Se supo, en una nueva vuelta de tuerca, que el avión en el que regresaba Delaprée había sido derribado por cazas rusos, aunque los comunistas lo negaron. Había otro pasajero importante en el vuelo, Georges Henny, representante de la Cruz Roja, que regresaba con unas comprometidas fotos que habrían demostrado la matanza de Paracuellos. Los servicios secretos soviéticos dieron las órdenes: no podía permitirse que llegaran a Ginebra, donde Álvarez del Vayo se disponía, el 11 de diciembre, a defender la legalidad republicana ante la Sociedad de Naciones. Es la tesis, seguramente sensacionalista, de Sefton Delmer, compañero de Delaprée.
Semejante espiral, de cualquier forma, ocultó para siempre el verdadero trabajo del corresponsal de Paris-Soir. Martin Minchom descubre, más de setenta años después, que la precipitada edición auspiciada por los comunistas contiene notables errores. Hay frases y párrafos supuestamente censurados que no lo fueron en realidad. Y hay tachaduras solo achacables a los editores del libro-denuncia, como el apelativo final con el que se obsequiaba a la señora Simpson, que se eliminó para no molestar a los ingleses. Es una de las frases periodísticas más repetidas de la guerra de España y solo ahora sabemos que estaba incompleta.
Minchom demuestra también en su estudio que la lectura del conmovedor relato de Delaprée sobre los bombardeos de Madrid de noviembre de 1936 fue el detonante que movió a Picasso a plantear y concebir un cuadro que, con el concurso de nuevas atrocidades, terminó fraguando en el Guernica. El pintor malagueño realizó los días 8 y 9 de enero de 1937 –mientras la portada de L’Humanité, el periódico que leía, publicaba la denuncia a las “mentiras de la prensa”– dos series de viñetas satíricas que tituló Sueño y mentira de Franco.
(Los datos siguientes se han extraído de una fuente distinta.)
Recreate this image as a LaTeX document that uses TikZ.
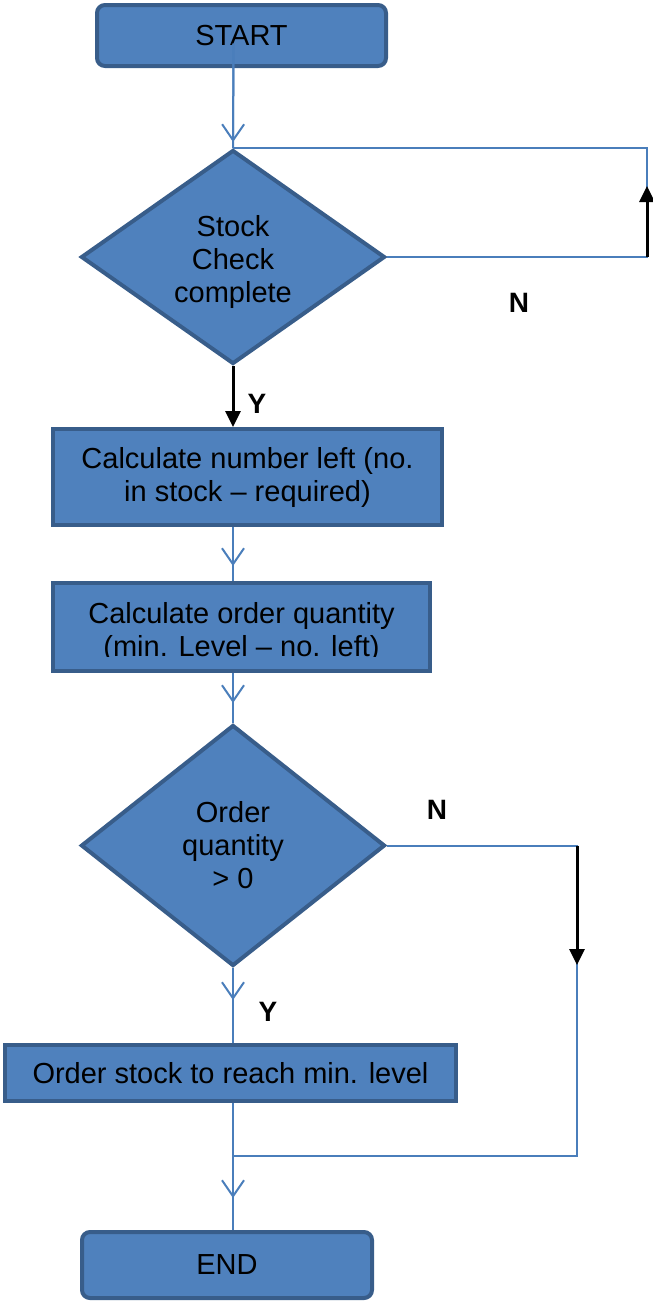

Apareció por vez primera la mujer con el niño, la Mater dolorosa que habría de presidir Guernica, su grito contra todas las bombas y todas las guerras. Un cuadro que sitúa a las víctimas en un ambiente cerrado y oscuro. No como el del bombardeo de la ciudad vasca, que aconteció de día y a cielo abierto, sino tal y como lo describe Delaprée. Es un análisis fundamental que habrá que tener en cuenta en futuros estudios y que ridiculiza aún más, si cabe, la conocida frase de Xavier Arzalluz cuando dijo que para Euskadi fueron las bombas mientras Madrid se quedó con el cuadro.
Por fin parece haber llegado la hora de rescatar en su integridad este trabajo periodístico excepcional. Uno de los mejores que deparó la Guerra Civil española, donde se dieron cita los mejores escritores y periodistas de una época que Hugh Thomas calificó como la “edad de oro” de los corresponsales en el extranjero. Louis Delaprée fue uno de ellos.